◆ PROBLEM DETAILS ◆
Only the lines from the top of the records below through the line containing "text=white] (t5) at" should be printed, exactly and without pictures.

════════════════

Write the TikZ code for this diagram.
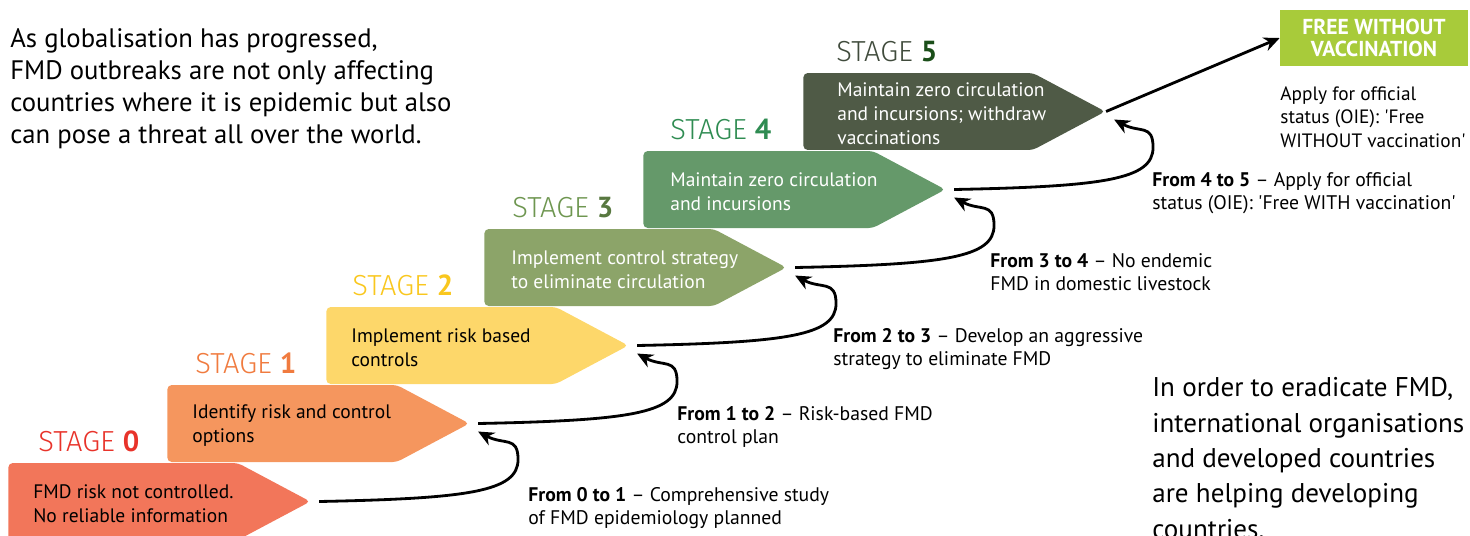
\documentclass[tikz,border=0pt]{standalone}
\usepackage{fontspec}
\setmainfont{PT Sans}
\newfontfamily\stagefont{Fira Sans Light}
\usetikzlibrary{shapes.symbols}
\usetikzlibrary{calc}
\usetikzlibrary{arrows.meta}

\definecolor{boxzero}{HTML}{F2765A}
\definecolor{boxone}{HTML}{F5965E}
\definecolor{boxtwo}{HTML}{FDD76A}
\definecolor{boxthree}{HTML}{8CA469}
\definecolor{boxfour}{HTML}{65996A}
\definecolor{boxfive}{HTML}{4F5A46}
\definecolor{labzero}{HTML}{E8332A}
\definecolor{labone}{HTML}{F07B3F}
\definecolor{labtwo}{HTML}{F9C71E}
\definecolor{labthree}{HTML}{6E9650}
\definecolor{labfour}{HTML}{2F8C52}
\definecolor{labfive}{HTML}{404B3C}
\definecolor{freegreen}{HTML}{A8CB3A}

\tikzset{
  stagebox/.style={signal, signal to=east, signal pointer angle=56,
    minimum width=6.04cm, minimum height=1.54cm, inner sep=0pt,
    rounded corners=2.5pt, anchor=west},
  boxtext/.style={anchor=west, align=left, inner sep=0pt,
    font=\fontsize{11.1}{13.6}\selectfont},
  stagelabel/.style={anchor=west, inner sep=0pt,
    font=\fontsize{16.5}{18}\selectfont},
  note/.style={anchor=west, align=left, inner sep=0pt,
    font=\fontsize{11.2}{13.4}\selectfont},
  flow/.style={line width=1.6pt, -{Stealth[length=9pt,width=8pt]}}
}

\begin{document}
\begin{tikzpicture}[x=0.02cm, y=-0.02cm]

  \useasboundingbox (0,0) rectangle (1470,535);

  % stages
  \node[stagebox, fill=boxzero] (s0) at (8,501.5) {};
  \node[stagebox, fill=boxone] (s1) at (167,423.5) {};
  \node[stagebox, fill=boxtwo] (s2) at (326,345.5) {};
  \node[stagebox, fill=boxthree] (s3) at (484,267.5) {};
  \node[stagebox, fill=boxfour] (s4) at (643,189.5) {};
  \node[stagebox, fill=boxfive] (s5) at (803,111.5) {};

  \node[boxtext] (t0) at ($(s0.west)+(25,2)$) {FMD risk not controlled.\\No reliable information};
  \node[boxtext] (t1) at ($(s1.west)+(25,2)$) {Identify risk and control\\options};
  \node[boxtext] (t2) at ($(s2.west)+(25,2)$) {Implement risk based\\controls};
  \node[boxtext, text=white] (t3) at ($(s3.west)+(27,2)$) {Implement control strategy\\to eliminate circulation};
  \node[boxtext, text=white] (t4) at ($(s4.west)+(27,2)$) {Maintain zero circulation\\and incursions};
  \node[boxtext, text=white] (t5) at ($(s5.west)+(34,2)$) {Maintain zero circulation\\and incursions; withdraw\\vaccinations};

  \node[stagelabel, text=labzero] (l0) at ($(s0.west)+(30,-60)$) {{\stagefont STAGE} \textbf{0}};
  \node[stagelabel, text=labone] (l1) at ($(s1.west)+(28,-60)$) {{\stagefont STAGE} \textbf{1}};
  \node[stagelabel, text=labtwo] (l2) at ($(s2.west)+(26,-60)$) {{\stagefont STAGE} \textbf{2}};
  \node[stagelabel, text=labthree] (l3) at ($(s3.west)+(28,-60)$) {{\stagefont STAGE} \textbf{\color{labthree!80!black}3}};
  \node[stagelabel, text=labfour] (l4) at ($(s4.west)+(27,-60)$) {{\stagefont STAGE} \textbf{4}};
  \node[stagelabel, text=labfive] (l5) at ($(s5.west)+(33,-60)$) {{\stagefont STAGE} \textbf{\color{labfive!70!green!60!black}5}};

  % steps between stages
  \foreach \a/\b in {0/1,1/2,2/3,3/4,4/5}
    \draw[flow] ($(s\a.east)+(8,0)$) .. controls +(150,-3) and +(0,32) .. ($(s\a.east)+(207,-42)$)
      .. controls +(0,-24) and +(26,14) .. ($(s\b.east)+(8,8)$);

  \node[note] (n0) at (528,508) {\textbf{From 0 to 1} -- Comprehensive study\\of FMD epidemiology planned};
  \node[note] (n1) at (677,427) {\textbf{From 1 to 2} -- Risk-based FMD\\control plan};
  \node[note] (n2) at (833,349) {\textbf{From 2 to 3} -- Develop an aggressive\\strategy to eliminate FMD};
  \node[note] (n3) at (990,272) {\textbf{From 3 to 4} -- No endemic\\FMD in domestic livestock};
  \node[note] (n4) at (1152,193) {\textbf{From 4 to 5} -- Apply for official\\status (OIE): \textquotesingle Free WITH vaccination\textquotesingle};

  % final status
  \node[fill=freegreen, minimum width=3.76cm, minimum height=1.12cm, align=center,
    text=white, font=\fontsize{12.3}{12.8}\selectfont\bfseries] (free) at (1374,38) {FREE WITHOUT\\VACCINATION};
  \draw[flow] (s5.east) -- (free.west);
  \node[note, font=\fontsize{11}{13.4}\selectfont] (apply) at (1280,117) {Apply for official\\status (OIE): \textquotesingle Free\\WITHOUT vaccination\textquotesingle};

  % side texts
  \node[anchor=west, align=left, inner sep=0pt, font=\fontsize{15.2}{18.2}\selectfont] (intro) at (10,89)
    {As globalisation has progressed,\\FMD outbreaks are not only affecting\\countries where it is epidemic but also\\can pose a threat all over the world.};
  \node[anchor=west, align=left, inner sep=0pt, font=\fontsize{15.4}{20.1}\selectfont] (outro) at (1152,458)
    {In order to eradicate FMD,\\international organisations\\and developed countries\\are helping developing\\countries.};

\end{tikzpicture}
\end{document}
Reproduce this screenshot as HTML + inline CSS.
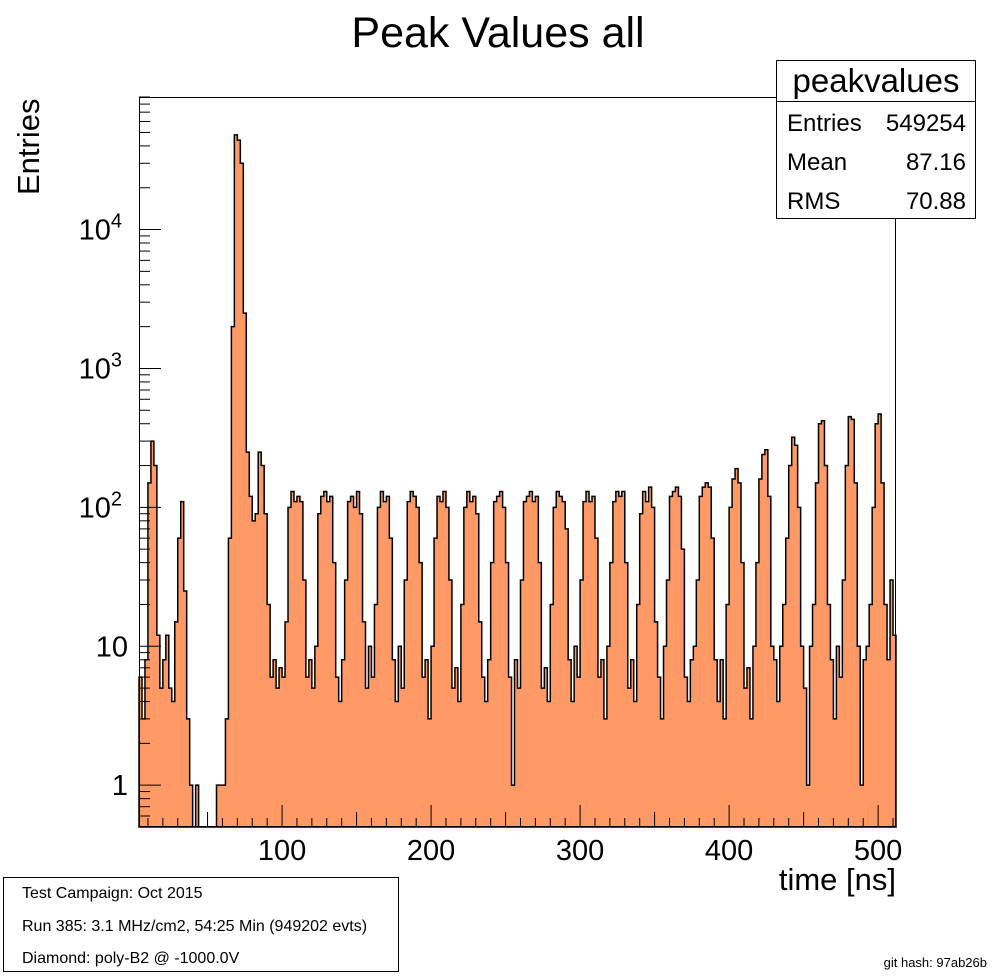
<!DOCTYPE html>
<html><head><meta charset="utf-8"><style>
body{margin:0;background:#fff;width:996px;height:974px;overflow:hidden;font-family:"Liberation Sans",sans-serif}
svg text{font-family:"Liberation Sans",sans-serif}
</style></head><body>
<svg id="c" width="996" height="974" xmlns="http://www.w3.org/2000/svg">
<text x="498" y="47" font-size="43" text-anchor="middle">Peak Values all</text>
<text transform="translate(39,195) rotate(-90)" font-size="31">Entries</text>
<text x="896" y="890" font-size="31" text-anchor="end">time [ns]</text>
<g id="plot"></g>
<g id="axes"></g>
<g>
<rect x="776.5" y="60.5" width="199" height="158" fill="#fff" stroke="#000"/>
<line x1="776" y1="101.5" x2="976" y2="101.5" stroke="#000"/>
<text x="876" y="92" font-size="33" text-anchor="middle">peakvalues</text>
<text x="787" y="131" font-size="24">Entries</text><text x="966" y="131" font-size="24" text-anchor="end">549254</text>
<text x="787" y="170" font-size="24">Mean</text><text x="966" y="170" font-size="24" text-anchor="end">87.16</text>
<text x="787" y="209" font-size="24">RMS</text><text x="966" y="209" font-size="24" text-anchor="end">70.88</text>
</g>
<g>
<rect x="3.5" y="877.5" width="395" height="94" fill="#fff" stroke="#000"/>
<text x="22" y="898" font-size="16">Test Campaign: Oct 2015</text>
<text x="22" y="931" font-size="16">Run 385: 3.1 MHz/cm2, 54:25 Min (949202 evts)</text>
<text x="22" y="963" font-size="16">Diamond: poly-B2 @ -1000.0V</text>
</g>
<text x="987" y="967" font-size="13" text-anchor="end">git hash: 97ab26b</text>
</svg>
<script>
const binStart = 4;
const binWidth = 2;
const counts = [
6,3,8,150,300,200,12,5,
8,12,5,4,15,60,110,25,3,1,
0,1,0,0,0,0,0,0,1,1,
1,3,60,2000,48000,44000,30000,2500,250,120,
80,90,250,200,90,20,6,8,5,7,
6,15,100,130,110,120,110,30,6,8,
5,10,90,120,130,110,120,40,6,4,
8,30,110,120,100,130,90,15,5,10,
6,20,100,130,110,120,60,8,4,10,
5,30,110,130,120,100,40,6,8,3,
10,60,120,110,130,100,30,5,7,4,
20,100,130,110,120,90,15,6,4,8,
40,110,120,130,100,
40,6,1,8,5,30,110,120,130,110,120,40,5,7,4,
20,100,130,120,110,70,8,4,10,6,
30,110,130,110,120,60,6,8,3,10,
40,110,130,120,130,40,5,8,4,20,
90,130,110,140,100,15,6,3,10,30,
120,130,140,120,50,6,4,8,10,30,
120,140,150,140,60,8,4,8,3,20,
100,160,190,150,40,5,7,3,10,40,
160,240,260,120,10,
8,4,10,20,60,200,320,280,100,10,
5,1,10,20,150,400,420,200,20,8,
3,10,6,30,200,450,430,150,10,1,
8,10,20,100,400,470,150,20,8,30,12
];
const xMin = 4, xMax = 512, yMin = 0.5, yMax = 90000;
const L = 139, R = 896, T = 97, B = 827;
const xs = v => L + (v - xMin) / (xMax - xMin) * (R - L);
const ys = v => { if (v <= 0) return B; const y = B - (Math.log10(v) - Math.log10(yMin)) / (Math.log10(yMax) - Math.log10(yMin)) * (B - T); return Math.max(T, Math.min(B, y)); };
const NS = 'http://www.w3.org/2000/svg';
const plot = document.getElementById('plot');
let d = 'M' + xs(binStart) + ',' + B;
counts.forEach((c, i) => {
  const x0 = xs(binStart + i * binWidth), x1 = xs(Math.min(xMax, binStart + (i + 1) * binWidth));
  const y = ys(c);
  d += ' L' + x0.toFixed(2) + ',' + y.toFixed(2) + ' L' + x1.toFixed(2) + ',' + y.toFixed(2);
});
d += ' L' + xs(Math.min(xMax, binStart + counts.length * binWidth)) + ',' + B + ' Z';
const p = document.createElementNS(NS, 'path');
p.setAttribute('d', d);
p.setAttribute('fill', '#ff9966');
p.setAttribute('stroke', '#000');
p.setAttribute('stroke-width', '1.5');


plot.appendChild(p);
const ax = document.getElementById('axes');
function line(x1, y1, x2, y2, name) {
  const l = document.createElementNS(NS, 'line');
  l.setAttribute('x1', x1); l.setAttribute('y1', y1); l.setAttribute('x2', x2); l.setAttribute('y2', y2);
  l.setAttribute('stroke', '#000'); l.setAttribute('stroke-width', '1');
  
  
  ax.appendChild(l);
}
function text(x, y, s, anchor, name, size) {
  const t = document.createElementNS(NS, 'text');
  t.setAttribute('x', x); t.setAttribute('y', y); t.setAttribute('font-size', size || 29);
  t.setAttribute('text-anchor', anchor);
  t.innerHTML = s;
  
  
  ax.appendChild(t);
  return t;
}
const fr = document.createElementNS(NS, 'rect');
fr.setAttribute('x', L + 0.5); fr.setAttribute('y', T + 0.5); fr.setAttribute('width', R - L - 1); fr.setAttribute('height', B - T - 1);
fr.setAttribute('fill', 'none'); fr.setAttribute('stroke', '#000');


ax.appendChild(fr);
for (let v = 10; v <= 510; v += 10) {
  const len = v % 100 === 0 ? 22 : (v % 50 === 0 ? 15 : 9);
  line(xs(v), B, xs(v), B - len, 'x-tick');
}
const xLabels = [100, 200, 300, 400, 500];
xLabels.forEach(v => text(xs(v), 860, String(v), 'middle', 'x-tick-label'));
for (let e = -1; e <= 4; e++) {
  for (let m = 1; m <= 9; m++) {
    const v = m * Math.pow(10, e);
    if (v < yMin || v > yMax) continue;
    line(L, ys(v), L + (m === 1 ? 22 : 11), ys(v), 'y-tick');
  }
}
const yLabels = ['1', '10', '10<tspan font-size="20" dy="-12">2</tspan>', '10<tspan font-size="20" dy="-12">3</tspan>', '10<tspan font-size="20" dy="-12">4</tspan>'];
const yVals = [1, 10, 100, 1000, 10000];
yVals.forEach((v, i) => text(i < 2 ? 128 : 122, ys(v) + 10, yLabels[i], 'end', 'y-tick-label'));
</script>
</body></html>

════════════════

◆ OUTPUT BELOW ◆
Write the TikZ code for this diagram.
\documentclass[tikz,border=0pt]{standalone}
\usepackage{fontspec}
\setmainfont{PT Sans}
\newfontfamily\stagefont{Fira Sans Light}
\usetikzlibrary{shapes.symbols}
\usetikzlibrary{calc}
\usetikzlibrary{arrows.meta}

\definecolor{boxzero}{HTML}{F2765A}
\definecolor{boxone}{HTML}{F5965E}
\definecolor{boxtwo}{HTML}{FDD76A}
\definecolor{boxthree}{HTML}{8CA469}
\definecolor{boxfour}{HTML}{65996A}
\definecolor{boxfive}{HTML}{4F5A46}
\definecolor{labzero}{HTML}{E8332A}
\definecolor{labone}{HTML}{F07B3F}
\definecolor{labtwo}{HTML}{F9C71E}
\definecolor{labthree}{HTML}{6E9650}
\definecolor{labfour}{HTML}{2F8C52}
\definecolor{labfive}{HTML}{404B3C}
\definecolor{freegreen}{HTML}{A8CB3A}

\tikzset{
  stagebox/.style={signal, signal to=east, signal pointer angle=56,
    minimum width=6.04cm, minimum height=1.54cm, inner sep=0pt,
    rounded corners=2.5pt, anchor=west},
  boxtext/.style={anchor=west, align=left, inner sep=0pt,
    font=\fontsize{11.1}{13.6}\selectfont},
  stagelabel/.style={anchor=west, inner sep=0pt,
    font=\fontsize{16.5}{18}\selectfont},
  note/.style={anchor=west, align=left, inner sep=0pt,
    font=\fontsize{11.2}{13.4}\selectfont},
  flow/.style={line width=1.6pt, -{Stealth[length=9pt,width=8pt]}}
}

\begin{document}
\begin{tikzpicture}[x=0.02cm, y=-0.02cm]

  \useasboundingbox (0,0) rectangle (1470,535);

  % stages
  \node[stagebox, fill=boxzero] (s0) at (8,501.5) {};
  \node[stagebox, fill=boxone] (s1) at (167,423.5) {};
  \node[stagebox, fill=boxtwo] (s2) at (326,345.5) {};
  \node[stagebox, fill=boxthree] (s3) at (484,267.5) {};
  \node[stagebox, fill=boxfour] (s4) at (643,189.5) {};
  \node[stagebox, fill=boxfive] (s5) at (803,111.5) {};

  \node[boxtext] (t0) at ($(s0.west)+(25,2)$) {FMD risk not controlled.\\No reliable information};
  \node[boxtext] (t1) at ($(s1.west)+(25,2)$) {Identify risk and control\\options};
  \node[boxtext] (t2) at ($(s2.west)+(25,2)$) {Implement risk based\\controls};
  \node[boxtext, text=white] (t3) at ($(s3.west)+(27,2)$) {Implement control strategy\\to eliminate circulation};
  \node[boxtext, text=white] (t4) at ($(s4.west)+(27,2)$) {Maintain zero circulation\\and incursions};
  \node[boxtext, text=white] (t5) at ($(s5.west)+(34,2)$) {Maintain zero circulation\\and incursions; withdraw\\vaccinations};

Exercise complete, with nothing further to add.